Il apparaît par ailleurs que dans la plupart des pays, les niveaux de tabagisme actuel sont similaires chez les garçons et les filles, et il peut même arriver que les filles fument plus que les garçons. C’est le cas en Autriche (48 % des filles fument contre 42 % des garçons), en République Tchèque (45 % contre 36 %), en Bulgarie (44 % contre 36 %), en Italie (49 % contre 44 %), en Allemagne (45 % contre 41 %), en Hongrie (44 % contre 41 %), aux Pays-Bas (33 % contre 27 %), en Irlande (27 % contre 19 %), au Royaume-Uni (25 % contre 17 %), en Suède (24 % contre 19 %) et en Norvège (22 % contre 17 %).

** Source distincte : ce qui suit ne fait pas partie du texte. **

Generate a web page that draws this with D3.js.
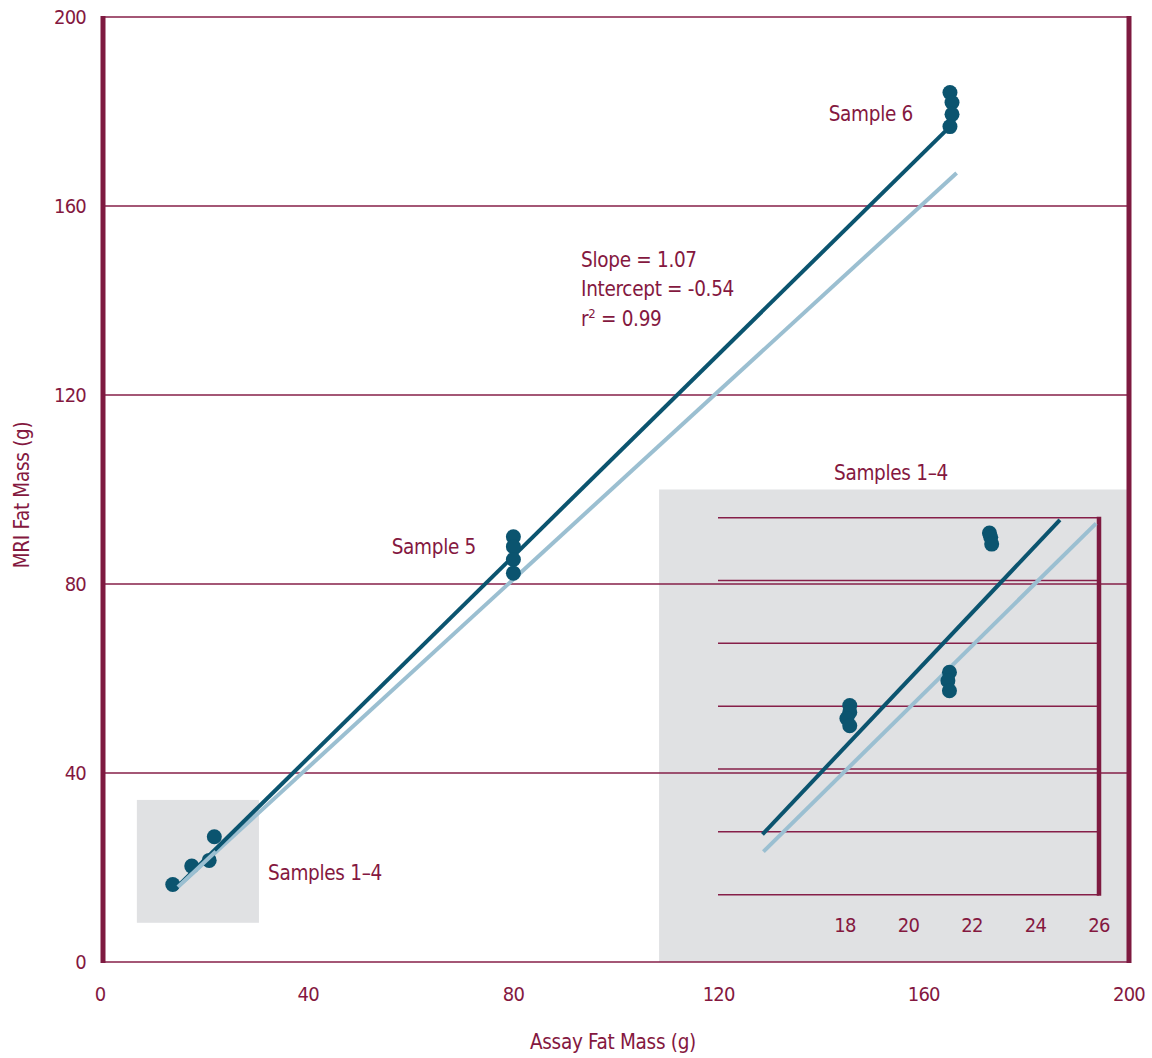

Pour expliquer ces différences de genre et comprendre ce qui pousse particulièrement les filles à fumer, on dispose de peu de données françaises mais de quelques travaux anglo-saxons. Ceux-ci suggèrent que le tabagisme participe à la construction de l’image et de l’affirmation de soi, les jeunes filles pouvant être, plus encore que les garçons, amenées à fumer pour affirmer une image adéquate dans un monde très machiste [ 7]. D’autres travaux sociologiques évoquent les représentations de la cigarette et la nature des freins, différentes entre garçons et filles (crainte de la baisse des performances sportives chez les garçons, et chez les filles de l’odeur de la cigarette imprégnant le corps et les vêtements), les liens entre tabagisme et comportement alimentaire [ 8, 9], les stratégies d’adaptation à la transition entre le secondaire et le supérieur, en particulier chez les filles [ 10]. Malgré ces différences de genre dans le rapport aux substances psychoactives, peu de programmes les prennent en compte pour proposer une prévention spécifique en termes de genre, alors que cette piste pourrait s’avérer très efficace [ 11]. Globalement, les filles semblent en effet plus sensibles aux programmes de prévention, notamment à ceux fondés sur les compétences relationnelles et l’influence sociale (apprendre à résister à la pression sociale, développer un sentiment d’efficacité personnelle) [ 12].

Conflit d’intérêts

L’auteur déclare n’avoir aucun conflit d’intérêts concernant les données publiées dans cet article.

 
Footnotes
1 Il s’agit de taux regroupant des classes d’âge standardisées en faisant la moyenne arithmétique des taux par classes d’âge de 5 ans.
2 Mise en Ĺ“uvre par l’OFDT depuis 2000 en partenariat avec la Direction du service national (DSN), l’enquête déclarative ESCAPAD consiste en un questionnaire proposé à l’ensemble des jeunes présents lors d’une journée d’appel de préparation à la défense (JAPD). Elle renseigne sur les niveaux d’usage et les évolutions en termes de produits et de modalités de consommation. La dernière enquête s’est déroulée en 2008 et permet une exploitation régionale.
3 Démarche qui consiste à changer les normes sociales régissant l’usage de tabac en modifiant à la fois le climat social et le cadre légal du tabac.